If you're investigating the cloud to enable communications for your back-office staff and frontline agents, you may be wondering if you can get by on a cloud PBX alone or if your needs call for contact center services. Getting the answers to these key questions will help establish when your customer communications requirements would be better met by a cloud contact center solution than a telephony system.

1.     What's the focus of your teams?

The telephony system is a tool to assist workers in their roles, as opposed to being integral to their job descriptions. If a standard Call Detail Records report would suffice for metrics, then a cloud PBX solution should cater to these basic requirements.

If you have users who are (or will be) focused on metrics such as Average Handling Time, Abandonment Rate, or Longest Wait Time, then you'll need a contact center solution that can provide these stats. Look for delivery in a real-time dashboard as well as in historical reporting.

2.     How much time do your workers spend on the phone?

If the answer to this is "all shift," then a contact center solution is certainly the way to go. A team that moves from one call to the next with minimal downtime will benefit from a system that automates administrative tasks such as scheduling callbacks or sending template emails and text messages. This can free up time for agents to move to the next customer and improve handling metrics overall.
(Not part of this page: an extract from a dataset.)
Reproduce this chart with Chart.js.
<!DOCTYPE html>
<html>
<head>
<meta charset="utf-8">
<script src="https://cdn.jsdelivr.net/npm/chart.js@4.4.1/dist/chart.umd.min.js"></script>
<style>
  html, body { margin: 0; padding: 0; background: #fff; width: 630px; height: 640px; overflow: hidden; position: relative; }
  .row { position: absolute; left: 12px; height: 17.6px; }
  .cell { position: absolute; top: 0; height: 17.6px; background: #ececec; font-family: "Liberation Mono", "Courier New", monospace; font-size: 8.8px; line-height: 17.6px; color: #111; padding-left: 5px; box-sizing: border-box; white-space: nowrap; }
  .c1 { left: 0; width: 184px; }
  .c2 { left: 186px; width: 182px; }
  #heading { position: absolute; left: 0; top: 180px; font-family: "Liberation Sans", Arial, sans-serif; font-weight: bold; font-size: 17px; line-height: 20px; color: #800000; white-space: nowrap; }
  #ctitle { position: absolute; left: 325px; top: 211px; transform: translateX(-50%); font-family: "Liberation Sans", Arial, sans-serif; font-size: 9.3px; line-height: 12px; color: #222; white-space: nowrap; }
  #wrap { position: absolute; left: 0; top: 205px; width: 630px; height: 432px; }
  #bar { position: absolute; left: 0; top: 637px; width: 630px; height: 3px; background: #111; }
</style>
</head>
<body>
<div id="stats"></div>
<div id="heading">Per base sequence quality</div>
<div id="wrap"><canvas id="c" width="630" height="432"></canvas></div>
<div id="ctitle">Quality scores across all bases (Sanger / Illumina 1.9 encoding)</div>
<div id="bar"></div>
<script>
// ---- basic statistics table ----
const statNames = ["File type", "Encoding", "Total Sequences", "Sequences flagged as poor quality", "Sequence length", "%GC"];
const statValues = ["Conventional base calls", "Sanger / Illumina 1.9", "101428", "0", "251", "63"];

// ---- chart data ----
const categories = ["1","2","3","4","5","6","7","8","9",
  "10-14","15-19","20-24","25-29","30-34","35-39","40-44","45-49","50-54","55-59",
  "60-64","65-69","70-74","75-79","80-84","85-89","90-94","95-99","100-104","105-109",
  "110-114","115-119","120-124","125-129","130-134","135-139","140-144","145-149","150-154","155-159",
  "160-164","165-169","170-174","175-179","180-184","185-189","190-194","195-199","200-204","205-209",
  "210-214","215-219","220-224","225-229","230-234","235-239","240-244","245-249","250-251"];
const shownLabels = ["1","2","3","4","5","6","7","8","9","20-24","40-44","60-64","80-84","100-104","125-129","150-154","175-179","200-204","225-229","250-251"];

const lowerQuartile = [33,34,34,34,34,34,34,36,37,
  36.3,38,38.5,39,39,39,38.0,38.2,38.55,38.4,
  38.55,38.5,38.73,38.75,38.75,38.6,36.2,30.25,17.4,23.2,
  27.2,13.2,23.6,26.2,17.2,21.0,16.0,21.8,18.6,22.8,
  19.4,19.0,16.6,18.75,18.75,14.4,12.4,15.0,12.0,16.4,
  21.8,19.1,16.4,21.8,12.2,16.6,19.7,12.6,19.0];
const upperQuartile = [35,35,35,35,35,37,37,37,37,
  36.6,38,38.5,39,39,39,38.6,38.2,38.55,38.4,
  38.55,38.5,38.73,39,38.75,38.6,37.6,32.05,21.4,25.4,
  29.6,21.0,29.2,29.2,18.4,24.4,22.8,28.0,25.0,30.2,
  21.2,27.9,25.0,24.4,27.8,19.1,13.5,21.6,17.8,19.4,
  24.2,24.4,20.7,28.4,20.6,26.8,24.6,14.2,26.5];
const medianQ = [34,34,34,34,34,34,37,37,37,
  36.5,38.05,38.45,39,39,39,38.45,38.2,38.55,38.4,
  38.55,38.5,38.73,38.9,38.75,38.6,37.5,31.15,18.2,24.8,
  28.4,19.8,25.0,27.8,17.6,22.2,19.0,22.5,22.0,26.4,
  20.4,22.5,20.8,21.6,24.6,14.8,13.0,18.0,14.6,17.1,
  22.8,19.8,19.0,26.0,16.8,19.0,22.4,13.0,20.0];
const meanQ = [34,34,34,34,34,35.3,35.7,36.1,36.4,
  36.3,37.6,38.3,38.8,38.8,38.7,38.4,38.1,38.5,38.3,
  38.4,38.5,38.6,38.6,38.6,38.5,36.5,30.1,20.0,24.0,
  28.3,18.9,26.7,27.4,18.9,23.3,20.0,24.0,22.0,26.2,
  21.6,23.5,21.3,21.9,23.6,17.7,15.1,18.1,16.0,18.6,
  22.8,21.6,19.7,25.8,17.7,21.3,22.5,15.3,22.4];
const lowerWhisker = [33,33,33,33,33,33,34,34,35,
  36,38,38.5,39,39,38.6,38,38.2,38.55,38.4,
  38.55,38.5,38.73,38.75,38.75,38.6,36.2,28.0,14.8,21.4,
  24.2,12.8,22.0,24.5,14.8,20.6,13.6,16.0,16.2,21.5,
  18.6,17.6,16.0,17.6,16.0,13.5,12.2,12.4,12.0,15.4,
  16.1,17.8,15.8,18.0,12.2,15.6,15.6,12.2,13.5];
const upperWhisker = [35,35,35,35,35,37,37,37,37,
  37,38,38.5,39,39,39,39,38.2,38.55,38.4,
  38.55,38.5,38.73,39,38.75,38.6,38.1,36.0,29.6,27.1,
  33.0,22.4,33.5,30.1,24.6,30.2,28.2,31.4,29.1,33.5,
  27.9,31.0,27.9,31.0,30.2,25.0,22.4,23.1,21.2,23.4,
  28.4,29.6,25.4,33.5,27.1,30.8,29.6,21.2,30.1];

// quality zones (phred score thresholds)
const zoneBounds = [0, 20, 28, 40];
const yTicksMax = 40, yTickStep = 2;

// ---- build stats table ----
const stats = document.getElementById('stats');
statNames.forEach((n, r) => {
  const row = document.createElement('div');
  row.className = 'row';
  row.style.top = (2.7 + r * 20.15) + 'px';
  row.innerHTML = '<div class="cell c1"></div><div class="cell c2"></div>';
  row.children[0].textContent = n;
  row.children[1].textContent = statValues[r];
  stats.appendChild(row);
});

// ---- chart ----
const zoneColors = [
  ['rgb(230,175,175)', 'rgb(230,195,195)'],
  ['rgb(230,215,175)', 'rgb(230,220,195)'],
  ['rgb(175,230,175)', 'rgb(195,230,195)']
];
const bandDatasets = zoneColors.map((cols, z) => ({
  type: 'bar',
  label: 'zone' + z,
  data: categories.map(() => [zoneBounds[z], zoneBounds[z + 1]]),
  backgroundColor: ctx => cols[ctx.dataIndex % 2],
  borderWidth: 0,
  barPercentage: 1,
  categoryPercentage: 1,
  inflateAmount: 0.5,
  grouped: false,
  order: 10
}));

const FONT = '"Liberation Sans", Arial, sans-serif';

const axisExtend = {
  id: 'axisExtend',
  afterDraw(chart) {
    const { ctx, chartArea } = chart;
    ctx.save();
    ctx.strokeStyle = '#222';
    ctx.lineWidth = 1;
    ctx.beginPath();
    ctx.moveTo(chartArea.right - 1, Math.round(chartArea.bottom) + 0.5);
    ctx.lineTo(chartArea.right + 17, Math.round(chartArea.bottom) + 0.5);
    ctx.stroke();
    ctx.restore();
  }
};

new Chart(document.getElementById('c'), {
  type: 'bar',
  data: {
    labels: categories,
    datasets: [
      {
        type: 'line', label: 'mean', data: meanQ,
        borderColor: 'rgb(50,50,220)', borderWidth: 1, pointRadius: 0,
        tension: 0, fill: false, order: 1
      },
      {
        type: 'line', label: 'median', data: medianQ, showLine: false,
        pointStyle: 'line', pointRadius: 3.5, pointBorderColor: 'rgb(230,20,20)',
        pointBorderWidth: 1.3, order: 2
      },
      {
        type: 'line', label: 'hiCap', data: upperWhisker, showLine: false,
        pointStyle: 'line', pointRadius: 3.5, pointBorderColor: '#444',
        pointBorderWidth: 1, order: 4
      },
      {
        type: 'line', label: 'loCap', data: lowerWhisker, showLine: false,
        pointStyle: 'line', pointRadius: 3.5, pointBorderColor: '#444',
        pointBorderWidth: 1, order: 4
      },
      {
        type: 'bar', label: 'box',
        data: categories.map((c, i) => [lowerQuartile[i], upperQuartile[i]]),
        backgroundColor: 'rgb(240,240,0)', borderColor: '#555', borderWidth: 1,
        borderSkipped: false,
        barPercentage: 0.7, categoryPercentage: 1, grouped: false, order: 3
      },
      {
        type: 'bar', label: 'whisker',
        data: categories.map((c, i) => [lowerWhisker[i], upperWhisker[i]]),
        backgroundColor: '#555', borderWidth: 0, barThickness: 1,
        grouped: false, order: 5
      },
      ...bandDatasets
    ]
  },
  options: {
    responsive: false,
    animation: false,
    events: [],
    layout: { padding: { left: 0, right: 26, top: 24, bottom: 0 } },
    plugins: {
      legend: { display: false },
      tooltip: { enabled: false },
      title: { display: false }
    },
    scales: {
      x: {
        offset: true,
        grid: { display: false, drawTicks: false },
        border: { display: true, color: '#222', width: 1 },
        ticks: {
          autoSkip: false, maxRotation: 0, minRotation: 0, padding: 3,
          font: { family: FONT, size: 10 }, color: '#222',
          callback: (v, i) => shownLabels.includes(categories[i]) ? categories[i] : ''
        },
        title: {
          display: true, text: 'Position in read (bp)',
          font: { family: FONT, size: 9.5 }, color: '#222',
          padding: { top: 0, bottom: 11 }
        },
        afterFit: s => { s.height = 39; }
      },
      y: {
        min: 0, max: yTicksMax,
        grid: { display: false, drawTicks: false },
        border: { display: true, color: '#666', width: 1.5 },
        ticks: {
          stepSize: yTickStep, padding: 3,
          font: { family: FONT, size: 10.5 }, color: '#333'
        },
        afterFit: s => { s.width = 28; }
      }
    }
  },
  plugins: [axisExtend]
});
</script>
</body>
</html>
3.     Do your teams use scripts?

Scripts are a key indicator of an operation in need of contact center technology. Instead of using static documents (or even paper-based counterparts), interactive scripts can be as comprehensive and dynamic as your contact routing rules. In fact, this can be the difference between an average and a great customer experience.

If your agents use a knowledge base for FAQs, articles, and policies, a contact center solution should allow you to embed that directly in the agent desktop rather than forcing agents to switch between different windows or applications.

4.     Do your users frequently move between different contact channels?

A typical PBX solution focuses on voice as the key channel, with unified communications options for internal instant messaging and presence capabilities. But if users frequently need to switch between the standard telephony system and an automated dialer, or if agents find themselves juggling calls, emails, or Web chats from various applications, then a blended multichannel contact center platform is the answer.

A cloud contact center solution can route all forms of customer contact through regardless of direction or medium, giving you the ability to create a seamless, omnichannel approach to contact management and get a comprehensive view of a customer's contact history.

5.     How complex are your routing requirements?

In some cases, hunt group functionality may be all that's required and a cloud PBX could accommodate small or simple operations with limited requirements. But for more specific routing scenarios, consider investing in a platform with more advanced routing options and contact tagging built in.

When your customers get in touch, do you need to be able to route them to specific teams or departments? Is there a significant advantage in offering callbacks to your VIP customers or providing IVR-based survey capabilities? A cloud contact center solution would be in order.